The company currently stores the data catalog in an on-premises Apache Hive metastore on the Hadoop clusters. The company requires a serverless solution to migrate the data catalog.
Which solution will meet these requirements MOST cost-effectively?
Answer options
- A. Use AWS Database Migration Service (AWS DMS) to migrate the Hive metastore into Amazon S3. Configure AWS Glue Data Catalog to scan Amazon S3 to produce the data catalog.
- B. Configure a Hive metastore in Amazon EMR. Migrate the existing on-premises Hive metastore into Amazon EMR. Use AWS Glue Data Catalog to store the company's data catalog as an external data catalog.
- C. Configure an external Hive metastore in Amazon EMR. Migrate the existing on-premises Hive metastore into Amazon EMR. Use Amazon Aurora MySQL to store the company's data catalog.

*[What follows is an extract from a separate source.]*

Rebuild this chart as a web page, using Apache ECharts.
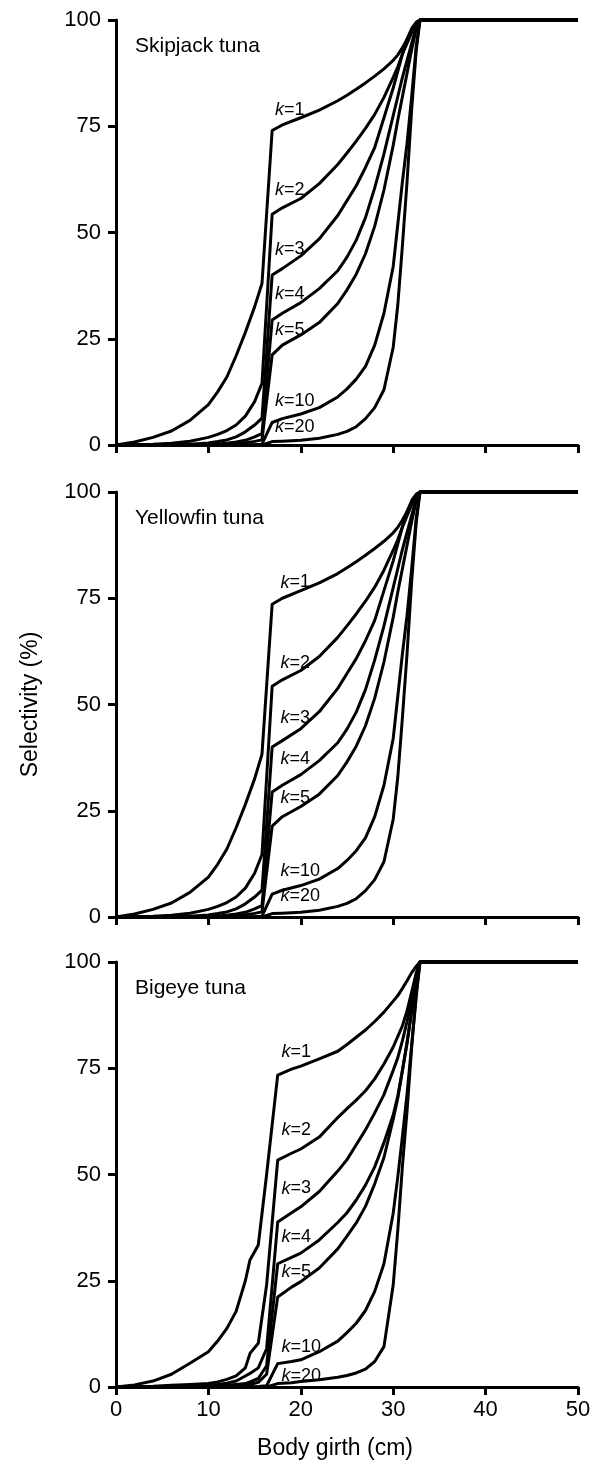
<!DOCTYPE html>
<html>
<head>
<meta charset="utf-8">
<title>Selectivity by body girth</title>
<script src="https://cdn.jsdelivr.net/npm/echarts@6/dist/echarts.min.js"></script>
<style>
  html, body { margin: 0; padding: 0; background: #fff; }
  #chart { width: 596px; height: 1466px; }
</style>
</head>
<body>
<div id="chart"></div>
<script>
// girth grids (cm) the curves were read at
const girthA = [0, 2, 4, 6, 8, 10, 11, 12, 13, 14, 15, 15.8, 16.9, 18, 20, 22, 24, 25, 26, 27, 28, 29, 30, 30.5, 31, 31.5, 32, 32.5, 32.9, 50];
const girthB = [0, 2, 4, 6, 8, 10, 11, 12, 13, 14, 14.5, 15.4, 16.3, 17.5, 19, 20, 22, 24, 25, 26, 27, 28, 29, 30, 30.5, 31, 31.5, 32, 32.5, 32.9, 50];

const kValues = [1, 2, 3, 4, 5, 10, 20];
const speciesNames = ["Skipjack tuna", "Yellowfin tuna", "Bigeye tuna"];

// selectivity (%) rows follow kValues
const skipjackSel = [
  [0, 0.7, 1.8, 3.3, 5.8, 9.5, 12.5, 16, 21, 26.5, 32.5, 38, 74, 75.3, 77, 78.8, 81, 82.3, 83.7, 85.2, 86.8, 88.5, 90.5, 91.8, 93.5, 95.5, 97.5, 99.3, 100, 100],
  [0, 0.1, 0.2, 0.4, 0.9, 1.8, 2.5, 3.4, 4.7, 6.8, 10.2, 14.5, 54.3, 55.8, 58, 61.5, 66, 68.7, 71.5, 74.5, 77.8, 81.8, 86.5, 89, 92, 94.5, 97, 99, 100, 100],
  [0, 0, 0.05, 0.1, 0.2, 0.5, 0.8, 1.2, 1.9, 3.1, 4.7, 6.3, 40, 41.5, 44.5, 48.5, 54, 57.5, 61, 65.3, 70, 77, 84, 88, 92, 95.5, 98, 99.5, 100, 100],
  [0, 0, 0, 0.02, 0.05, 0.15, 0.25, 0.4, 0.7, 1.1, 1.9, 2.7, 29.4, 31, 33.5, 36.8, 41, 44.2, 48.2, 53.5, 60.5, 68.5, 77.5, 82, 86.5, 90.5, 94.5, 98.5, 100, 100],
  [0, 0, 0, 0, 0.02, 0.05, 0.1, 0.15, 0.3, 0.5, 0.85, 1.2, 21.2, 23.5, 25.9, 28.8, 33.3, 36.5, 40.2, 45, 51.5, 60, 70.5, 76.5, 82, 87.5, 93, 98, 100, 100],
  [0, 0, 0, 0, 0, 0, 0, 0.02, 0.04, 0.07, 0.12, 0.2, 5.3, 6.2, 7.3, 8.8, 11.3, 13.2, 15.5, 18.5, 23.5, 31, 42, 52, 62, 71, 82, 94, 100, 100],
  [0, 0, 0, 0, 0, 0, 0, 0, 0, 0, 0, 0, 0.8, 0.9, 1.1, 1.6, 2.5, 3.2, 4.3, 6.2, 8.8, 13, 23, 33, 47, 62, 79, 93, 100, 100]
];

const yellowfinSel = [
  [0, 0.7, 1.8, 3.3, 5.8, 9.4, 12.4, 16, 21, 26.5, 32.5, 38.3, 73.6, 75, 76.8, 78.6, 80.8, 82.2, 83.6, 85.1, 86.7, 88.4, 90.4, 91.7, 93.4, 95.4, 97.4, 99.2, 100, 100],
  [0, 0.1, 0.2, 0.4, 0.9, 1.8, 2.5, 3.4, 4.7, 6.8, 10.3, 14.7, 54.3, 55.8, 58, 61.3, 65.8, 68.5, 71.3, 74.3, 77.6, 81.6, 86.3, 88.8, 91.8, 94.4, 97, 99, 100, 100],
  [0, 0, 0.05, 0.1, 0.2, 0.5, 0.8, 1.2, 1.9, 3.1, 4.7, 6.3, 40, 41.5, 44.3, 48.3, 53.8, 57.3, 60.8, 65, 69.8, 76.8, 83.8, 87.8, 91.8, 95.4, 98, 99.5, 100, 100],
  [0, 0, 0, 0.02, 0.05, 0.15, 0.25, 0.4, 0.7, 1.1, 1.9, 2.7, 29.4, 31, 33.5, 36.8, 41, 44.2, 48.2, 53.5, 60.5, 68.5, 77.5, 82, 86.5, 90.5, 94.5, 98.5, 100, 100],
  [0, 0, 0, 0, 0.02, 0.05, 0.1, 0.15, 0.3, 0.5, 0.85, 1.2, 21.4, 23.6, 26, 28.9, 33.3, 36.5, 40.2, 45, 51.5, 60, 70.5, 76.5, 82, 87.5, 93, 98, 100, 100],
  [0, 0, 0, 0, 0, 0, 0, 0.02, 0.04, 0.07, 0.12, 0.2, 5.4, 6.3, 7.4, 8.9, 11.4, 13.3, 15.6, 18.6, 23.6, 31, 42, 52, 62, 71, 82, 94, 100, 100],
  [0, 0, 0, 0, 0, 0, 0, 0, 0, 0, 0, 0, 0.8, 0.9, 1.1, 1.6, 2.5, 3.2, 4.3, 6.2, 8.8, 13, 23, 33, 47, 62, 79, 93, 100, 100]
];

const bigeyeSel = [
  [0, 0.5, 1.4, 3, 5.6, 8.3, 10.8, 13.8, 17.8, 25, 29.9, 33.4, 50, 73.4, 74.8, 75.5, 77.2, 79, 80.6, 82.3, 84, 86, 88.2, 90.8, 92.1, 93.8, 95.6, 97.5, 99, 100, 100],
  [0, 0.1, 0.2, 0.4, 0.6, 0.8, 1.2, 1.8, 2.6, 4.5, 7.9, 10.3, 24, 53.4, 55, 56, 58.8, 63.4, 65.5, 67.5, 69.7, 72.5, 76, 80, 82.5, 85, 88.5, 93, 97.5, 100, 100],
  [0, 0, 0, 0.1, 0.2, 0.4, 0.6, 0.9, 1.4, 2.6, 3.2, 4.5, 9, 38.8, 41, 42.4, 46, 50.8, 53.5, 57, 60.5, 64.5, 68.8, 74.5, 77.5, 81.5, 86, 91, 96.5, 100, 100],
  [0, 0, 0, 0, 0.05, 0.15, 0.25, 0.4, 0.6, 0.8, 1.2, 2, 5, 29, 30.5, 31.5, 34.6, 38.7, 41, 44, 47.5, 51.8, 57.5, 64, 68.5, 74.5, 81, 88.5, 96, 100, 100],
  [0, 0, 0, 0, 0, 0.05, 0.1, 0.15, 0.25, 0.4, 0.6, 1.1, 3, 21.2, 23.5, 24.8, 28, 32.5, 35.5, 38.6, 42.5, 47.8, 54, 63, 68, 74.5, 81, 88.5, 96, 100, 100],
  [0, 0, 0, 0, 0, 0, 0, 0.02, 0.04, 0.06, 0.08, 0.1, 0.3, 5.5, 6, 6.4, 8.3, 10.8, 12.8, 15, 18, 22.5, 29, 40.9, 49.5, 59, 69, 80.5, 92, 100, 100],
  [0, 0, 0, 0, 0, 0, 0, 0, 0, 0, 0, 0, 0, 0.8, 1, 1.3, 1.7, 2.3, 2.7, 3.3, 4.2, 6, 9.5, 24, 37, 52, 65, 80, 93, 100, 100]
];

// where each "k=" label sits (girth, selectivity of its left-middle point)
const labelSpots = [
  [[17.2, 78.8], [17.2, 60], [17.2, 46], [17.2, 35.5], [17.2, 27], [17.2, 10.4], [17.2, 4.2]],
  [[17.8, 78.7], [17.8, 59.8], [17.8, 46.9], [17.8, 37.1], [17.8, 28.1], [17.8, 10.8], [17.8, 4.9]],
  [[17.9, 78.9], [17.9, 60.5], [17.9, 46.7], [17.9, 35.4], [17.9, 27.1], [17.9, 9.5], [17.9, 2.6]]
];

const panels = [
  { girth: girthA, sel: skipjackSel },
  { girth: girthA, sel: yellowfinSel },
  { girth: girthB, sel: bigeyeSel }
];

const FONT = "Liberation Sans, Arial, sans-serif";
const gridTops = [20, 492, 962];
const plotH = 425;

const chart = echarts.init(document.getElementById("chart"), null, { renderer: "canvas" });

const grids = [], xAxes = [], yAxes = [], series = [], titles = [];

panels.forEach((p, i) => {
  grids.push({ left: 116, width: 462, top: gridTops[i], height: plotH });
  titles.push({
    text: speciesNames[i],
    left: 135,
    top: gridTops[i] + 16,
    padding: 0,
    textStyle: { fontFamily: FONT, fontSize: 21, fontWeight: "normal", color: "#000" }
  });
  const last = i === panels.length - 1;
  xAxes.push({
    type: "value",
    gridIndex: i,
    min: 0,
    max: 50,
    interval: 10,
    splitLine: { show: false },
    axisLine: { show: true, onZero: false, lineStyle: { color: "#000", width: 3 } },
    axisTick: { show: true, length: 8, lineStyle: { color: "#000", width: 3 } },
    axisLabel: { show: last, margin: 12, color: "#000", fontFamily: FONT, fontSize: 22 },
    name: last ? "Body girth (cm)" : "",
    nameLocation: "middle",
    nameGap: 50,
    nameTextStyle: { color: "#000", fontFamily: FONT, fontSize: 23, padding: [0, 24, 0, 0] }
  });
  yAxes.push({
    type: "value",
    gridIndex: i,
    min: 0,
    max: 100,
    interval: 25,
    splitLine: { show: false },
    axisLine: { show: true, lineStyle: { color: "#000", width: 3 } },
    axisTick: { show: true, length: 8, lineStyle: { color: "#000", width: 3 } },
    axisLabel: { margin: 15, color: "#000", fontFamily: FONT, fontSize: 22 },
    name: i === 1 ? "Selectivity (%)" : "",
    nameLocation: "middle",
    nameGap: 74,
    nameRotate: 90,
    nameTextStyle: { color: "#000", fontFamily: FONT, fontSize: 23 }
  });

  p.sel.forEach((row, j) => {
    series.push({
      name: speciesNames[i] + " k=" + kValues[j],
      type: "line",
      xAxisIndex: i,
      yAxisIndex: i,
      data: row.map((v, n) => [p.girth[n], v]),
      showSymbol: false,
      clip: false,
      silent: true,
      lineStyle: { color: "#000", width: 3, join: "round" },
      z: 3
    });
  });

  series.push({
    type: "scatter",
    xAxisIndex: i,
    yAxisIndex: i,
    symbolSize: 0,
    silent: true,
    itemStyle: { opacity: 1, color: "#000" },
    data: labelSpots[i].map((s, j) => [s[0], s[1], kValues[j]]),
    label: {
      show: true,
      position: "right",
      distance: 0,
      color: "#000",
      fontFamily: FONT,
      fontSize: 18,
      formatter: (d) => "{i|k}=" + d.value[2],
      rich: {
        i: { fontFamily: FONT, fontSize: 18, fontStyle: "italic", color: "#000" }
      }
    },
    z: 5
  });
});

chart.setOption({
  animation: false,
  backgroundColor: "#fff",
  title: titles,
  grid: grids,
  xAxis: xAxes,
  yAxis: yAxes,
  series: series
});
</script>
</body>
</html>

- D. Configure a new Hive metastore in Amazon EMR. Migrate the existing on-premises Hive metastore into Amazon EMR. Use the new metastore as the company's data catalog.
Correct answer: B
Explanation
Option B is correct because it provides a direct integration of the existing Hive metastore with AWS Glue Data Catalog, which is a serverless solution for managing the data catalog. Option A involves using Amazon S3, which may not provide the same level of integration as using AWS Glue. Option C introduces Amazon Aurora MySQL, which adds unnecessary complexity and cost. Option D suggests creating a new metastore, which does not utilize the existing data structure efficiently.